Özellikle VIII. kranyal sinirde Schwannoma sık görülür (vestibüler nörinom/ akustik nörinom gibi); bu durumda serebello-pontin köşe sendromu bulguları ortaya çıkar (Bakınız: Kranyal sinirler: kısa anatomi-fizyoloji, muayene ve bozuklukları, Kranyal Nöropatiler ). Nörofibroma ise kranyal sinirlerde görülmez. Genellikle bir cilt nodülü şeklindedir, bazen cilt ve ciltaltını yaygın olarak tutar ve bütün ekstremitenin büyük görünmesine yol açar (elephantiasis neuromatosa). Kranyal sinirlere ait Schwannoma MRG’de düzgün sınırlı, bazen kistik komponentli, kemikte erozyon yapmış bir kitle olarak görülür; homojen kontrast tutan bu tip tümörlerin tedavisi cerrahidir.

Kranyofaringiom:

Çocuklarda ve gençlerde görülen iyi huylu bir epitelyal tümördür (WHO grad 1). Rathke kesesi kalıntılarından geliştiği düşünülür. Genellikle suprasellar yerleşimlidir; bazen sella içine de uzanır. Optik kiazma basısına bağlı görme yakınmaları ve endokrin bozukluklarla kendini gösterir. Heterojen görünümde yer yer kistik ve yer yer kalsifikasyonlu bir tümördür. Solid kısımları kontrast tutar.

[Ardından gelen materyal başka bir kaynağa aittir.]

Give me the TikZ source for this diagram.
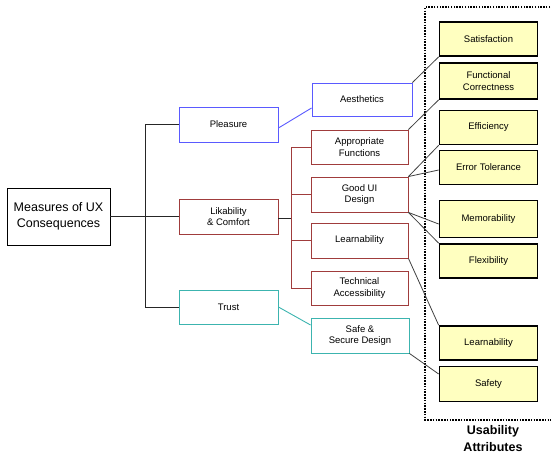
\documentclass[tikz,border=0pt]{standalone}
\usepackage{fontspec}
\setmainfont{Liberation Sans}
\begin{document}
\begin{tikzpicture}[x=1pt,y=-1pt,
  every node/.style={font=\fontsize{9.5}{11.5}\selectfont, align=center, inner sep=0pt},
  boxbase/.style={draw, line width=0.9pt, minimum height=34pt},
  bluebox/.style={boxbase, draw=pblue, minimum width=99pt},
  redbox/.style={boxbase, draw=lred, minimum width=97pt},
  tealbox/.style={boxbase, draw=tteal, minimum width=98pt},
  attrbox/.style={draw=black, line width=1.7pt, fill=attrfill, minimum width=98pt, minimum height=34pt},
  link/.style={draw=linkgray, line width=0.8pt},
  trunkline/.style={draw=black!85, line width=0.9pt}]
\definecolor{pblue}{RGB}{90,90,255}
\definecolor{lred}{RGB}{160,60,60}
\definecolor{tteal}{RGB}{60,180,175}
\definecolor{attrfill}{RGB}{255,255,192}
\definecolor{linkgray}{RGB}{64,64,64}
\useasboundingbox (0,0) rectangle (551,455);

% root
\node[draw, line width=0.9pt, minimum width=103pt, minimum height=57pt,
      font=\fontsize{12.5}{16}\selectfont] (main) at (58.5,216.5) {Measures of UX\\Consequences};

% first level
\node[bluebox, minimum height=35pt] (pleasure) at (228.5,124.5) {Pleasure};
\node[redbox, minimum width=99pt, minimum height=35pt] (likability) at (228.5,216.5) {Likability\\\& Comfort};
\node[tealbox, minimum width=99pt] (trust) at (228.5,307) {Trust};

% second level
\node[bluebox, minimum width=100pt, minimum height=33pt] (aesthetics) at (362,99.5) {Aesthetics};
\node[redbox] (appfun) at (359.5,147) {Appropriate\\Functions};
\node[redbox, minimum height=35pt] (goodui) at (359.5,194.5) {Good UI\\Design};
\node[redbox, minimum height=35pt] (learn) at (359.5,240.5) {Learnability};
\node[redbox] (techacc) at (359.5,288) {Technical\\Accessibility};
\node[tealbox, minimum height=35pt] (safe) at (360,335.5) {Safe \&\\Secure Design};

% usability attributes
\node[attrbox] (satisf) at (488.5,39) {Satisfaction};
\node[attrbox, minimum height=36pt] (funcorr) at (488.5,81) {Functional\\Correctness};
\node[attrbox] (effic) at (488.5,127.5) {Efficiency};
\node[attrbox] (errtol) at (488.5,167.5) {Error Tolerance};
\node[attrbox, minimum height=37pt] (memor) at (488.5,219) {Memorability};
\node[attrbox] (flex) at (488.5,261) {Flexibility};
\node[attrbox] (learnattr) at (488.5,343) {Learnability};
\node[attrbox, minimum height=35pt] (safety) at (488.5,384) {Safety};

% dotted frame, open to the right
\draw[line width=1.9pt, dash pattern=on 1.5pt off 1.3pt] (553,7) -- (425,7) -- (425,420) -- (553,420);
\node[font=\bfseries\fontsize{12.5}{16.5}\selectfont] (usab) at (493,438.5) {Usability\\Attributes};

% main trunk
\coordinate (trunk) at (145,216.5);
\draw[trunkline] (main.east) -- (likability.west);
\draw[trunkline] (pleasure.west) -- (pleasure.west -| trunk) -- (trust.west -| trunk) -- (trust.west);

% pleasure and trust branches
\draw[draw=pblue, line width=0.9pt] ([yshift=-3.5pt]pleasure.east) -- ([yshift=-8.5pt]aesthetics.west);
\draw[draw=tteal, line width=0.9pt] (trust.east) -- ([yshift=10.5pt]safe.west);

% likability branches
\coordinate (subtrunk) at (291,218);
\draw[trunkline] (likability.east |- subtrunk) -- (subtrunk);
\draw[draw=lred, line width=0.9pt] (appfun.west) -- (appfun.west -| subtrunk) -- (techacc.west -| subtrunk) -- (techacc.west);
\draw[draw=lred, line width=0.9pt] (goodui.west) -- (goodui.west -| subtrunk);
\draw[draw=lred, line width=0.9pt] (learn.west) -- (learn.west -| subtrunk);

% links to the usability attributes
\draw[link] (aesthetics.north east) -- (satisf.south west);
\draw[link] (appfun.north east) -- (funcorr.south west);
\draw[link] (goodui.north east) -- (effic.south west);
\draw[link] (goodui.north east) -- ([yshift=-2.5pt]errtol.west);
\draw[link] (goodui.south east) -- ([yshift=-5pt]memor.west);
\draw[link] (goodui.south east) -- (flex.north west);
\draw[link] (learn.south east) -- (learnattr.north west);
\draw[link] (safe.south east) -- ([yshift=10pt]safety.west);
\end{tikzpicture}
\end{document}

BT’de kalsifikasyonlar hiperdens görünür. Kolesterol içeren bir tümör olduğundan MRG’de kontrastsız T1 ağırlıklı kesitlerde yer yer hiperintens görünebilir. Tedavi cerrahidir; ancak her zaman tümörün tamamı çıkarılamayabilir. Bu durumda nüksler sıktır. Radyoterapi yapılabilir, ancak yararı tartışmalıdır. Endokrin bozukluğun düzeltilmesi önemlidir.